Your lender considers a large purchase before closing to be anything that increases you debt-to-income (DTI) ratio or drains all your savings according to Quicken Loans.
- You can spend money before closing, just not much
- Lenders do check bank statements before closing
- You can make big purchases after closing, but be careful
If your financial situation changes your lender must reconsider your mortgage application. Each bank has its own parameters to gauge the risk. If you do anything to upset the balance of factors, you put your mortgage at risk. If you want to make a purchase, it is best to check with your mortgage representative before you do.
Can I Spend Money Before Closing?
You can spend money before closing, but not much. A trip to the grocery store or a night out to celebrate a birthday or anniversary will not impact your loan. However, Quicken Loans also gives us three things that will cause problems:
- DTI – For most loans, this ratio cannot exceed 43%
- Credit utilization – Do not use all your available credit
- Savings – You need some money in your bank account
In a nutshell, do not borrow money before closing. Do not max out your credit cards. Do no plunder your bank accounts. The rule is do not make any abnormal purchases during the underwriting process. Wait until after the close. The banks look at these transactions, but there is another reason, as well. You need cash to close, both for your down payment and your closing costs. Do not spend so much money that you do not have enough to cover these.
Can I Spend Cash for a Purchase Before Closing?
If you have cash, yes, you can spend it before closing. However, do not withdraw cash from your bank to spend. Day to day expenses will not impact your loan approval. If you go to the grocery store it will not break the bank. In fact, the bank factors in that you need to eat. Even going out to eat or taking a weekend getaway will not dramatically change your financial situation.
On the other hand, if you need a new car, wait. Also, do not buy furniture for the home until after you close.
Can I Use My Credit Card Before the Closing Date on a House?
You can use your credit card, but your lender monitors that, too. Us it sparingly. Do not max out the card. That is a red flag for your lender.

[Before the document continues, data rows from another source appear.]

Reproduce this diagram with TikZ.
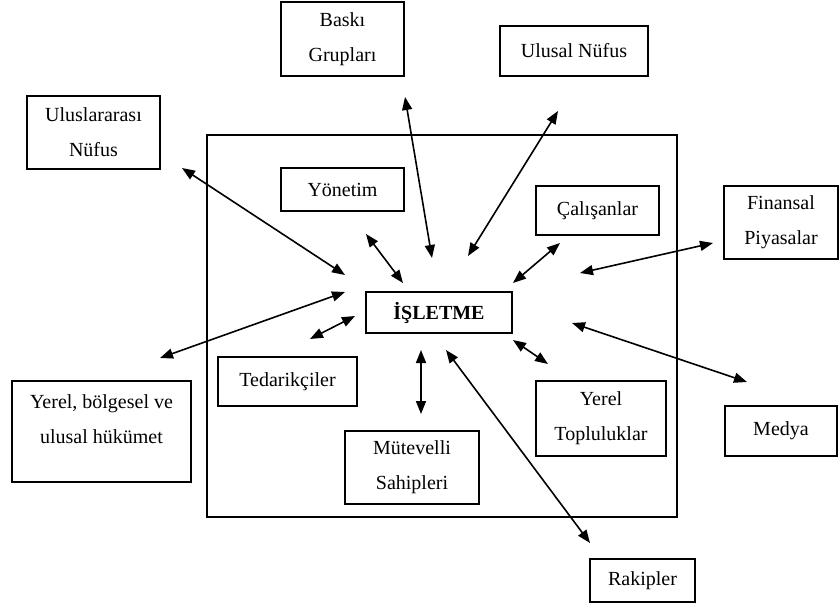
\documentclass[tikz,border=0pt]{standalone}
\usepackage{fontspec}
\setmainfont{Liberation Serif}
\usetikzlibrary{arrows.meta}

\tikzset{
    kutu/.style={draw, line width=1.5pt, align=center, inner sep=0pt,
        font=\fontsize{20}{35}\selectfont},
    ok/.style={{Triangle[length=13pt,width=10pt]}-{Triangle[length=13pt,width=10pt]},
        line width=1.6pt},
}

\begin{document}
\begin{tikzpicture}[x=1pt, y=-1pt]
    \useasboundingbox (0,0) rectangle (840,604);

    % dis cerceve
    \draw[line width=1.5pt] (207,135) rectangle (677,517);

    % kutular
    \node[kutu, minimum width=123pt, minimum height=74pt] (baski) at (342.5,39) {Baskı\\Grupları};
    \node[kutu, minimum width=148pt, minimum height=50pt] (ulusal) at (574,51) {Ulusal Nüfus};
    \node[kutu, minimum width=133pt, minimum height=73pt] (uluslar) at (93.5,132.5) {Uluslararası\\Nüfus};
    \node[kutu, minimum width=123pt, minimum height=43pt] (yonetim) at (342.5,189.5) {Yönetim};
    \node[kutu, minimum width=123pt, minimum height=49pt] (calisan) at (597.5,210.5) {Çalışanlar};
    \node[kutu, minimum width=114pt, minimum height=73pt] (finans) at (781,222.5) {Finansal\\Piyasalar};
    \node[kutu, minimum width=146pt, minimum height=41pt, font=\fontsize{20}{35}\selectfont\bfseries] (isletme) at (439,312.5) {İŞLETME};
    \node[kutu, minimum width=139pt, minimum height=49pt] (tedarik) at (287.5,381.5) {Tedarikçiler};
    \node[kutu, minimum width=179pt, minimum height=101pt, text depth=24pt] (hukumet) at (101.5,431.5) {Yerel, bölgesel ve\\ulusal hükümet};
    \node[kutu, minimum width=134pt, minimum height=73pt] (mutevelli) at (412,467.5) {Mütevelli\\Sahipleri};
    \node[kutu, minimum width=130pt, minimum height=75pt] (topluluk) at (601,418.5) {Yerel\\Topluluklar};
    \node[kutu, minimum width=112pt, minimum height=50pt] (medya) at (781,431) {Medya};
    \node[kutu, minimum width=105pt, minimum height=43pt] (rakip) at (642.5,580.5) {Rakipler};

    % ok uclari
    \coordinate (uluslar-d) at (182,168);   \coordinate (uluslar-i) at (345,275);
    \coordinate (yonetim-d) at (366,234);   \coordinate (yonetim-i) at (403,283);
    \coordinate (baski-d) at (405,97);      \coordinate (baski-i) at (432,258);
    \coordinate (ulusal-d) at (558,111);    \coordinate (ulusal-i) at (468,256);
    \coordinate (calisan-d) at (560,243);   \coordinate (calisan-i) at (513,283);
    \coordinate (finans-d) at (713,243);    \coordinate (finans-i) at (580,273);
    \coordinate (hukumet-d) at (160,358);   \coordinate (hukumet-i) at (345,292);
    \coordinate (tedarik-d) at (310,339);   \coordinate (tedarik-i) at (355,316);
    \coordinate (mutevelli-d) at (421,414); \coordinate (mutevelli-i) at (421,350);
    \coordinate (rakip-d) at (590,543);     \coordinate (rakip-i) at (446,350);
    \coordinate (topluluk-d) at (548,364);  \coordinate (topluluk-i) at (513,340);
    \coordinate (medya-d) at (747,382);     \coordinate (medya-i) at (572,323);

    % oklar
    \draw[ok] (uluslar-d) -- (uluslar-i);
    \draw[ok] (yonetim-d) -- (yonetim-i);
    \draw[ok] (baski-d) -- (baski-i);
    \draw[ok] (ulusal-d) -- (ulusal-i);
    \draw[ok] (calisan-d) -- (calisan-i);
    \draw[ok] (finans-d) -- (finans-i);
    \draw[ok] (hukumet-d) -- (hukumet-i);
    \draw[ok] (tedarik-d) -- (tedarik-i);
    \draw[ok] (mutevelli-d) -- (mutevelli-i);
    \draw[ok] (rakip-d) -- (rakip-i);
    \draw[ok] (topluluk-d) -- (topluluk-i);
    \draw[ok] (medya-d) -- (medya-i);
\end{tikzpicture}
\end{document}
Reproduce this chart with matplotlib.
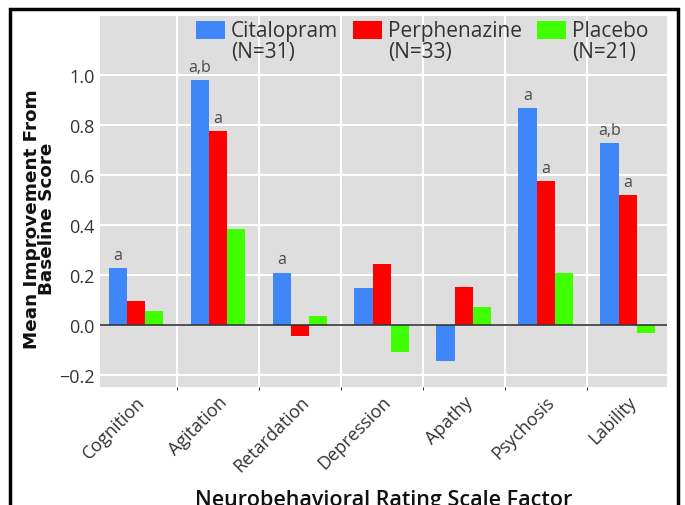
import matplotlib
matplotlib.use("Agg")
import matplotlib.pyplot as plt
import numpy as np
from matplotlib.patches import Rectangle
from matplotlib.legend_handler import HandlerPatch

plt.rcParams['font.family'] = ['Open Sans', 'DejaVu Sans']

categories = ["Cognition", "Agitation", "Retardation", "Depression", "Apathy", "Psychosis", "Lability"]
series_names = ["Citalopram\n(N=31)", "Perphenazine\n(N=33)", "Placebo\n(N=21)"]
citalopram = [0.23, 0.98, 0.21, 0.15, -0.145, 0.87, 0.73]
perphenazine = [0.095, 0.775, -0.045, 0.245, 0.153, 0.575, 0.52]
placebo = [0.057, 0.383, 0.036, -0.109, 0.073, 0.208, -0.03]
annot_cit = ["a", "a,b", "a", "", "", "a", "a,b"]
annot_per = ["", "a", "", "", "", "a", "a"]
yticks = [-0.2, 0.0, 0.2, 0.4, 0.6, 0.8, 1.0]
ytick_labels = ["\u22120.2", "0.0", "0.2", "0.4", "0.6", "0.8", "1.0"]

colors = ["#3f86f9", "#ff0000", "#40ff00"]

fig = plt.figure(figsize=(6.85, 5.06), dpi=100)
ax = fig.add_axes([100/685, 1-388/506, 567/685, 371/506])
ax.set_facecolor("#dedede")

x = np.arange(len(categories))
w = 0.223
series = [citalopram, perphenazine, placebo]
bars = []
for i, (vals, c) in enumerate(zip(series, colors)):
    b = ax.bar(x + (i-1)*w, vals, w, color=c, zorder=3, linewidth=0)
    bars.append(b)

for j in range(len(categories)):
    if annot_cit[j]:
        ax.text(x[j]-w, citalopram[j]+0.02, annot_cit[j], ha='center', va='bottom',
                fontsize=11.5, color='#4a4a4a', zorder=4)
    if annot_per[j]:
        ax.text(x[j], perphenazine[j]+0.02, annot_per[j], ha='center', va='bottom',
                fontsize=11.5, color='#4a4a4a', zorder=4)

ax.set_xlim(-0.44, 6.48)
ax.set_ylim(-0.248, 1.236)
ax.set_yticks(yticks)
ax.set_yticklabels(ytick_labels)
ax.set_xticks(x)
ax.set_xticklabels(categories, rotation=45, ha='right', rotation_mode='anchor')
ax.set_xticks(np.arange(len(categories)-1)+0.5, minor=True)
ax.tick_params(axis='both', length=0, labelcolor='#333333')
ax.tick_params(axis='x', labelsize=13, pad=4)
ax.tick_params(axis='y', labelsize=13, pad=4)
ax.grid(True, which='major', axis='y', color='white', lw=1.5, zorder=1)
ax.grid(True, which='minor', axis='x', color='white', lw=1.5, zorder=1)
ax.axhline(0, color='#333333', lw=1.2, zorder=4)
for s in ax.spines.values():
    s.set_visible(False)

ax.set_ylabel("Mean Improvement From\nBaseline Score", fontsize=13.2, fontweight='bold',
              family=['DejaVu Sans'], linespacing=0.8, color='#111111')
ax.yaxis.set_label_coords(-0.078, 0.455)
ax.set_xlabel("Neurobehavioral Rating Scale Factor", fontsize=15.5, fontweight='semibold',
              labelpad=10, color='#111111')

def make_patch(legend, orig_handle, xdescent, ydescent, width, height, fontsize):
    return Rectangle((-xdescent, -ydescent + 0.55*fontsize), width, height)

leg = ax.legend([b[0] for b in bars], series_names, ncol=3, loc='upper left',
                bbox_to_anchor=(0.169, 0.99), frameon=False, fontsize=15,
                handlelength=1.4, handleheight=0.9, handletextpad=0.3, columnspacing=0.7,
                borderpad=0, borderaxespad=0,
                handler_map={Rectangle: HandlerPatch(patch_func=make_patch)})
for t in leg.get_texts():
    t.set_color('#333333')
    t.set_linespacing(1.0)

fig.add_artist(Rectangle((10/685, -0.1), 668/685, 1.1-10/506, transform=fig.transFigure,
                         fill=False, edgecolor='black', lw=2.5, clip_on=False))

fig.savefig("out.png", dpi=100)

Credit utilization is a ratio of how much credit you have against how much you use. If your credit card has a $10,000 limit and you use $9,500 of it the bank factors that in when they decide to approve the loan. Therefore, do not use your credit card more than you need to.

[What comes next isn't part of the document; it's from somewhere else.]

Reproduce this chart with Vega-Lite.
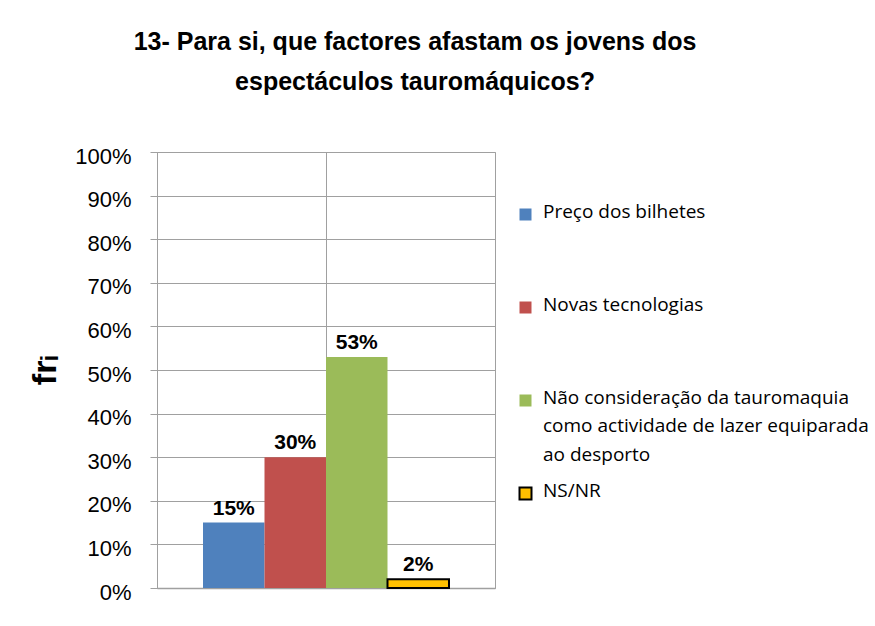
{
  "$schema": "https://vega.github.io/schema/vega-lite/v6.json",
  "width": 338,
  "height": 436,
  "padding": {"left": 28, "top": 30, "right": 0, "bottom": 30},
  "background": "#ffffff",
  "title": {
    "text": ["13- Para si, que factores afastam os jovens dos", "espectáculos tauromáquicos?"],
    "font": "Liberation Sans",
    "fontSize": 25,
    "fontWeight": "bold",
    "lineHeight": 40,
    "color": "#000000",
    "anchor": "middle",
    "frame": "group",
    "dx": 89,
    "offset": 50
  },
  "data": {
    "values": [
      {"g": "a", "series": "Preço dos bilhetes", "value": 0.15, "label": "15%"},
      {"g": "a", "series": "Novas tecnologias", "value": 0.30, "label": "30%"},
      {"g": "a", "series": "Não consideração da tauromaquia como actividade de lazer equiparada ao desporto", "value": 0.53, "label": "53%"},
      {"g": "a", "series": "NS/NR", "value": 0.02, "label": "2%"}
    ]
  },
  "encoding": {
    "x": {
      "field": "g",
      "type": "nominal",
      "scale": {"paddingInner": 0, "paddingOuter": 0.187},
      "axis": {
        "title": null,
        "labels": false,
        "ticks": false,
        "grid": true,
        "bandPosition": 0.5,
        "gridColor": "#a0a0a0",
        "domainColor": "#a0a0a0",
        "domainWidth": 1.5
      }
    },
    "xOffset": {
      "field": "series",
      "type": "nominal",
      "sort": ["Preço dos bilhetes", "Novas tecnologias", "Não consideração da tauromaquia como actividade de lazer equiparada ao desporto", "NS/NR"],
      "scale": {"paddingInner": 0, "paddingOuter": 0}
    },
    "y": {
      "field": "value",
      "type": "quantitative",
      "scale": {"domain": [0, 1]},
      "axis": {
        "title": "frᵢ",
        "titleFont": "Liberation Sans",
        "titleFontSize": 34,
        "titleFontWeight": "bold",
        "titleColor": "#000000",
        "titlePadding": 12,
        "values": [0, 0.1, 0.2, 0.3, 0.4, 0.5, 0.6, 0.7, 0.8, 0.9, 1],
        "format": ".0%",
        "labelFont": "Liberation Sans",
        "labelFontSize": 22,
        "labelColor": "#000000",
        "labelPadding": 19,
        "labelOffset": 4,
        "tickSize": 7,
        "tickColor": "#a0a0a0",
        "domainColor": "#a0a0a0",
        "gridColor": "#a0a0a0"
      }
    }
  },
  "layer": [
    {
      "mark": {"type": "bar", "strokeWidth": 2},
      "encoding": {
        "stroke": {
          "field": "series",
          "type": "nominal",
          "sort": ["Preço dos bilhetes", "Novas tecnologias", "Não consideração da tauromaquia como actividade de lazer equiparada ao desporto", "NS/NR"],
          "scale": {"range": ["rgba(0,0,0,0)", "rgba(0,0,0,0)", "rgba(0,0,0,0)", "#000000"]},
          "legend": null
        },
        "fill": {
          "field": "series",
          "type": "nominal",
          "sort": ["Preço dos bilhetes", "Novas tecnologias", "Não consideração da tauromaquia como actividade de lazer equiparada ao desporto", "NS/NR"],
          "scale": {"range": ["#4F81BD", "#C0504D", "#9BBB59", "#FFC000"]},
          "legend": {
            "title": null,
            "orient": "none",
            "legendX": 359,
            "legendY": 53,
            "direction": "vertical",
            "columns": 1,
            "gridAlign": "all",
            "rowPadding": 16,
            "symbolType": "square",
            "symbolSize": 144,
            "symbolStrokeWidth": 2,
            "labelFont": "Open Sans",
            "labelFontSize": 19,
            "labelColor": "#000000",
            "labelLimit": 500,
            "labelOffset": 8,
            "labelBaseline": "top",
            "labelExpr": "datum.label == 'NS/NR' || datum.label == 'Preço dos bilhetes' || datum.label == 'Novas tecnologias' ? datum.label : ['Não consideração da tauromaquia', 'como actividade de lazer equiparada', 'ao desporto']",
            "encode": {
              "labels": {"update": {"dy": {"value": -12}, "lineHeight": {"value": 28.5}}},
              "symbols": {"update": {"stroke": {"signal": "datum.value == 'NS/NR' ? '#000000' : 'transparent'"}}}
            }
          }
        }
      }
    },
    {
      "mark": {"type": "text", "baseline": "bottom", "dy": -4, "font": "Liberation Sans", "fontSize": 21, "fontWeight": "bold", "color": "#000000"},
      "encoding": {
        "text": {"field": "label"}
      }
    }
  ],
  "config": {
    "view": {"stroke": "#a0a0a0", "strokeWidth": 1}
  }
}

Do Lenders Check Bank Statements Before Closing?
Lenders do not typically check bank statements during the period when the house is pending until closing. The Mortgage Reports tells us that banks are only required to check them when you submit your application. When they do look at your statements, they are looking for:
- Bounced checks
- Large, undocumented deposits
- Regular payments but irregular activities
The last on needs an explanation. Institutional creditors, such as banks, credit card companies, etc. report to the credit bureaus. This, then, automatically shows up on your repot. However, if you have a private loan then your family member or friend will not report it to the credit bureaus. What the bank will see is that you take money out every month, and they do not know where it goes. This will be a big red flag. If you have a private loan you need to report it to your lender as soon as possible.
Do you have to notify your bank when making a large purchase Before Closing?

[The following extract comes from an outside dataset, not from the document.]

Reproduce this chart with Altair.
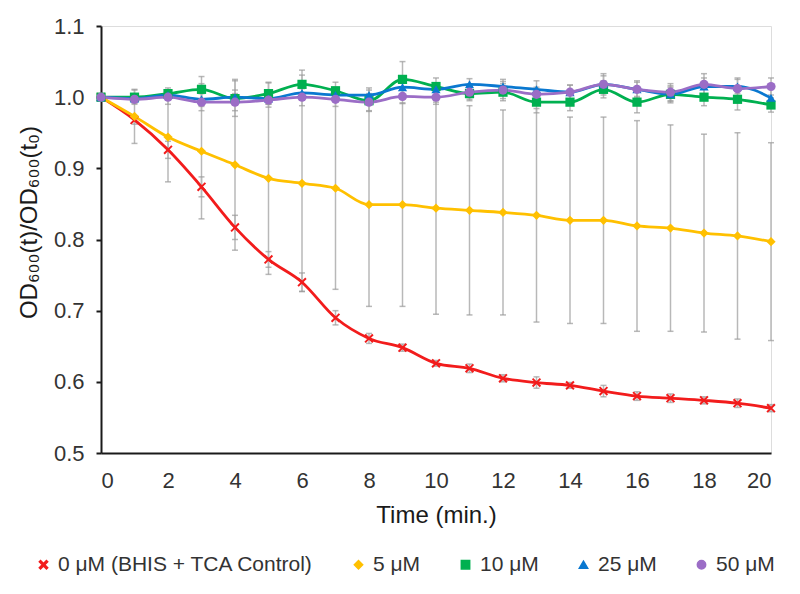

You should notify your bank when you make any large purchase during the underwriting process. When you do this, they may be able to adjust their figures. However, if you do not, they will probably deny your loan. It is that important to communicate any large transactions to your mortgage company.
Why Can You Not Make a Large Purchase Before Closing on a House?
You cannot make a large purchase before closing because it affects your credit and changes your financial situation. Quicken Loans says that you get your preapproval based on the financial information that you give them. Your approval is based on the bank verifying that information. The underwriting process verifies the financial details you give them.
If your financial situation changes for any reason, you risk the lender denying your application. As stated above, your lender looks at your entire financial situation to assess risk. If you make any large purchases before closing it does two things:
- Changes your financial situation
- Shows the lender that you lack discipline
Lenders want to do everything they can to reduce the risk of default. For such a big loan, you must show them that you are not going to fall behind on payments. The best way to do this is to put off any big purchases until after the deal is done.
Can I Make a Big Purchase After Closing?
Absolutely, you can make a big purchase after the closing. Once the bank approves the loan and finances the mortgage, they stop checking up on you. Therefore, if you need new furniture for your home, go shopping the day after the closing. It can be a way to celebrate.
However, do not spend recklessly. You have a big commitment now. Whenever you want to spend money remember that very large mortgage payment that is due every month.
For the bank, large purchases are anything that increases your DTI, decreases your available credit, or depletes your savings. Therefore, do not take out any new loans for anything. Do not max out your credit cards. Avoid large cash payments.
After the closing you can shop for things for your new home. However, be careful now that you have the new big mortgage payment each month.